Want a huge game? Back in 1985, home games didn't come all that big. But Wrecking Crew was in a league of its own. The main game has 100 levels. They take anywhere from 5 seconds to 5 minutes to beat, and after a while they are pretty hard to get past on the first try. That fact unto itself bespeaks instant replay value. As anyone who has ever challenged the 100-some level Bubble Booble knows, things can heat up around level 50. There are bonus stages spread throughout, sort of "find the coin" type games that yield extra points. If both the theses aren't exactly convincing, wait until you hear about...



...the fact that this is part of the programmable series!
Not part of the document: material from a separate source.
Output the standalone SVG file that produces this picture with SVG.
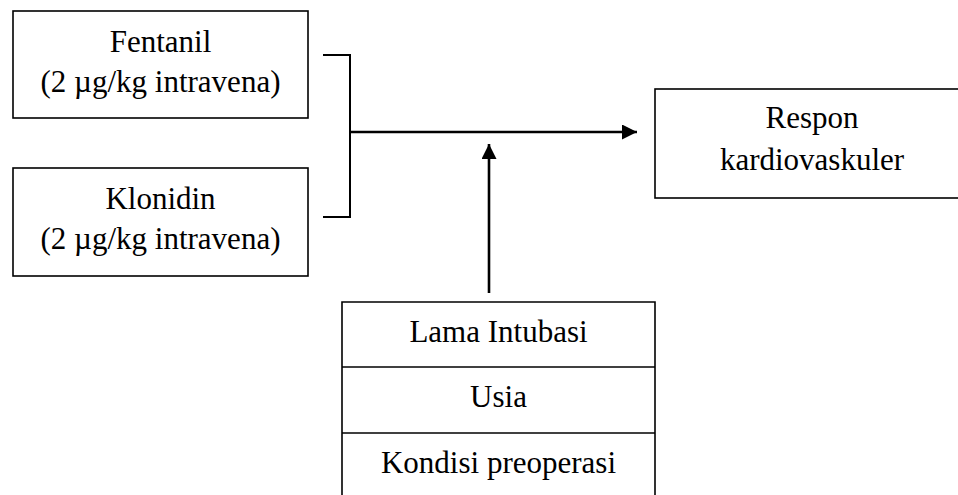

Everyone knows the excellent Excitebike, but fewer knew about Wrecking Crew (and fewer still knew about Mach Rider, but there's something of a reason for that). With Wrecking Crew's program mode, a player can create a level using any of the tools available for the normal game level design, thereby assuring that the game gets maximum mileage. While slightly unwieldy (a mouse would be a more appropriate editing tool), the engine is easy to learn and the making of good, challenging and ridiculous levels can add hours of fun.



It is hard to imagine playing a game that is nearly 20 years old and legitimately having fun for over an hour on end by some, but Wrecking Crew is certainly such a game. But why does it matter today? With so many other choices, what does a dinky Programmable Series game from 1985 have to add? Well, in addition to providing fun for the casual gamer, the kind who happen to pick up controllers once they've exhausted all of their options, the hardcore crowd will find plenty to pine for. Mario fans, a great bunch with numbers the world over, will be delighted to see their hero in one of his early and lesser known starring roles. What started as Jumpman in Donkey Kong a few years before and eventually morphed into the squater and more pixelated Mario from Mario Bros. would find a permanent moniker in 1985's one-for-the-ages Super Mario Bros. But Wrecking Crew has the power to amaze now because it is not that well known and Mario looks like he's had a utter makeover since his platforming romp. Fan of Kid Icarus? While Game Boy's excellent Kid Icarus: Of Myths and Monsters was likely a better overall game (and the Captain N TV show was probably the most memorable of all), the Eggplant Wizard has some kin in Wrecking Crew. One of the few baddies is the Eggplant Man, a less evolved but certainly related lookalike.



And now for a slightly more tenuous thesis, but one that is worth exploring still. Remember the film Super Mario Bros. (1993)? Like many, I was disappointed by it, but now I see where it is coming from to an extent. Assuming that the producers, art design and pre-production people did their research (which they didn't, but follow me) and assuming that they were aware that Mario and Luigi were both in this game (which they probably weren't), it is possible that they synthesized the dark world of implied urban decay found in Wrecking Crew, a world of destroyed buildings, crumbling walls and dangerous streets, with the more familiar mythology of the Mushroom Kingdom, thus giving birth to a world that, while senseless, comes in part from the Mario universe. Ok, probably not, but one can wish that video game filmakers actually knew what they were doing.



On final examination, Wrecking Crew withstands all of the tests of time. It is as fresh today as it was. It is fairly obscure and could thus prove a welcome surprise to even the most grizzled veteran. And it can be downloaded here, for educational and pre-buying purchases: seek it out at yardsales, EB Games, and on eBay.